Least-squares prediction of runoff over ungauged basins

Abstract

One of the major concerns of hydrology is to quantify the hydrological cycle of basins e.g. by means of modeling the hydrological interactions. However, current hydrological models are far from perfect. The main challenge of modeling is the poor spatio-temporal coverage of in situ databases, which are declining steadily over the past few decades. Among the hydrological interactions, river runoff is of great importance, as it represents a catchment’s behaviour. In order to deal with the growing lack of in situ runoff data, we estimate river runoff of ungauged basins by least-squares prediction. In this method, runoff is predicted by mapping the runoff characteristics of gauged basins into ungauged ones through statistical correlations of past data. We follow two scenarios to form the covariance matrices out of available past in situ river runoff: (1) at the signal level, and (2) at the residual level after subtracting monthly mean values.
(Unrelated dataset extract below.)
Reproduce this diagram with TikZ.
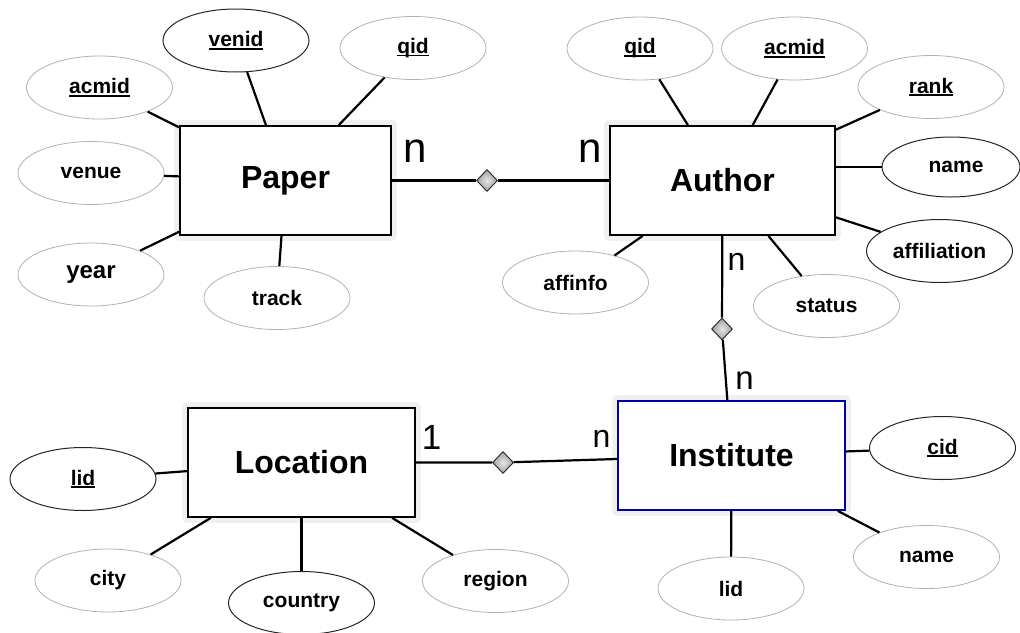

Our validation shows that both scenarios are able to capture runoff values with relative errors less than 15% for 80% of the 25 catchments under study. We obtain Nash-Sutcliffe coefficients of over 0.4 for about 90% and of over 0.75 for about 50% of the catchments under study.We are thus able to avoid the complexity of hydrological modeling and the challenges (e.g. uncertainty) of spaceborne approaches for runoff estimation over ungauged basins.